Oh boy – what a weekend. I just ran my first Spartan Race, a Super 8+ mi obstacle course race for those of you who don’t know. Our organizations President emailed our leadership team about six months ago about signing-up for this race. A few people replied including myself. I invited my girlfriend along. Neither of us had over done an obstacle course race (i.e. OCR race) before, but it sounded interesting. I knew I needed to either start running or lifting to get myself prepared, but the last few months at work had been busy and I was burning the candle at both ends to build three separate divisions from the ground up and create organization-wide strategies. So I decided to leave that for a bit, and I headed into this past weekend feeling very intimidated about everything I had heard about Spartan and obstacle races. And as it would turn out, not very many people made the race for a variety of reasons. In fact, it was just me and my girlfriendI.
Even though I hadn’t been working out regularly, 8+ mi would not have been a big deal to me since I regularly walk just about everywhere I go. However, it had been raining for nearly a week straight before we took the course, and there was mud thicker than glue and 10inches deep. Trudging through that for 8+ mi is a totally different animal however than walking. I’ll spare the drawn out details but needless to say, it took us 5 hours to complete, and took just about everything we had to get through the 30+ obstacles and 10 inches of never ending mud and freezing streams. Eventually we came to the finish, thoroughly exhausted, and a funny thing happened – even after a grueling 5 hours, we both had ear-to-ear grins on our faces. The moment we leaped over the burning fire pit and across the finish line where they placed heavy medals around our necks, a real sense of accomplishment washed over us.

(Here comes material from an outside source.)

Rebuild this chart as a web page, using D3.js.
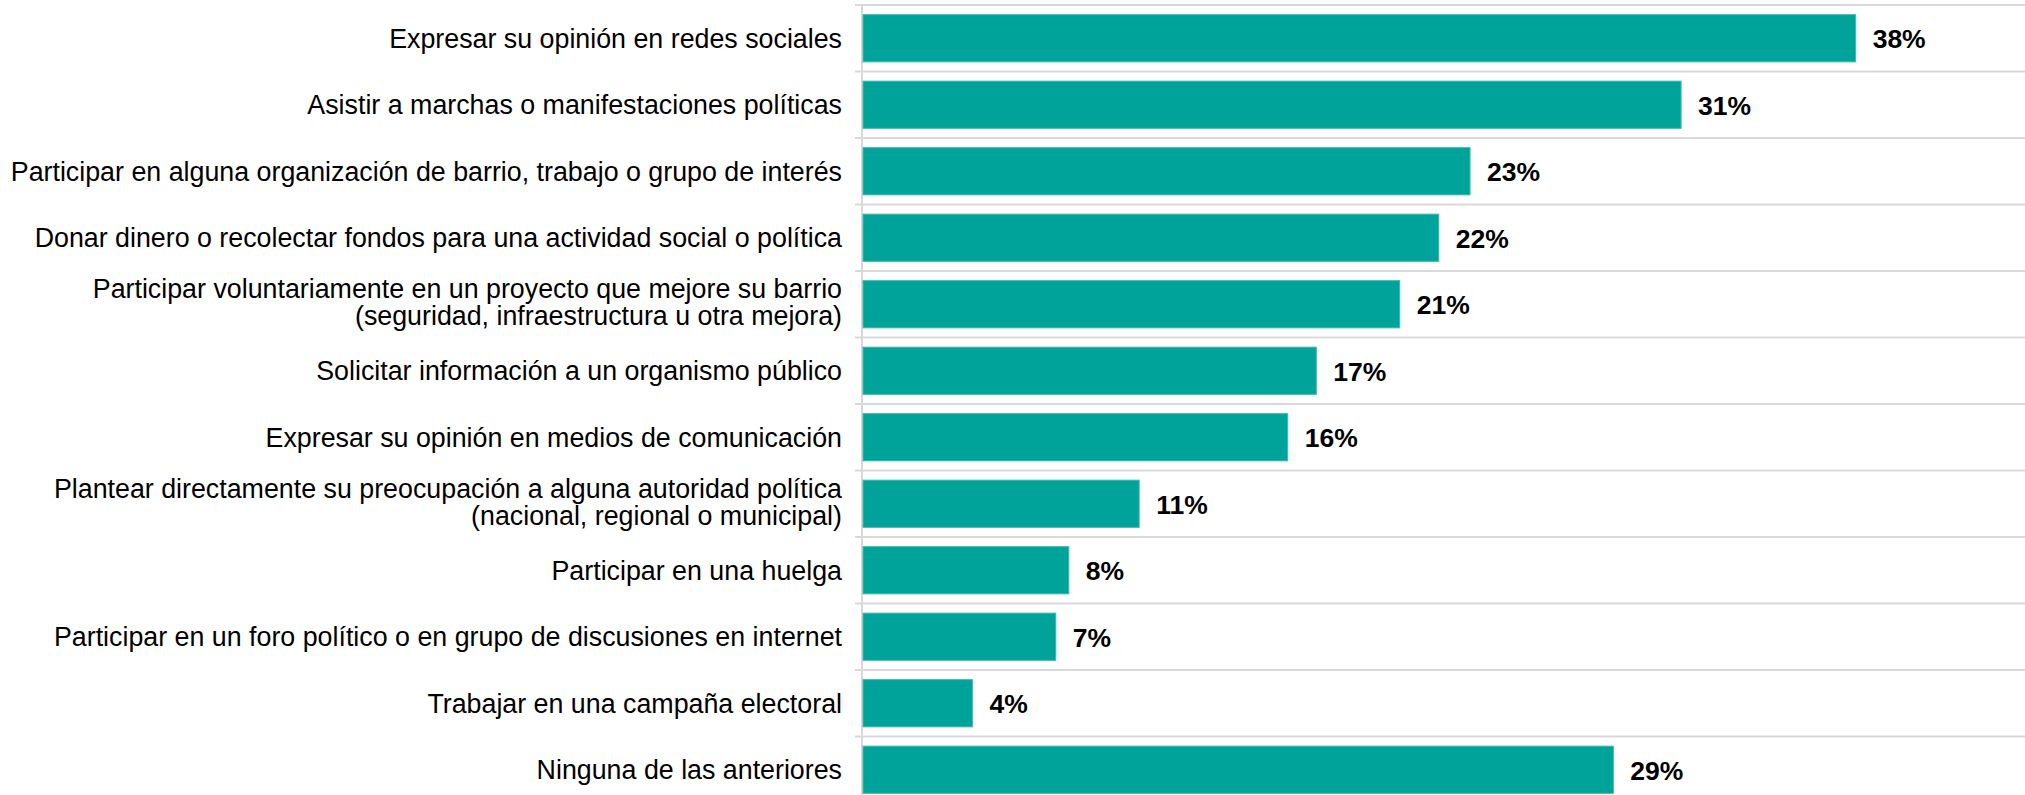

As we hobbled back to the car and started the hour drive back home, I started thinking more about why I felt such an incredible sense of accomplishment. I had friends and co-workers taunting me the weeks leading up to it that gave me fuel to prove them wrong, but it was the fact that it was legitimately difficult and that real suffering and struggle was involved that made the experience.
Game Over. I am hooked. And for whatever reason, I feel like going to the gym tomorrow, for the first time in a long time, to get ready for the next one.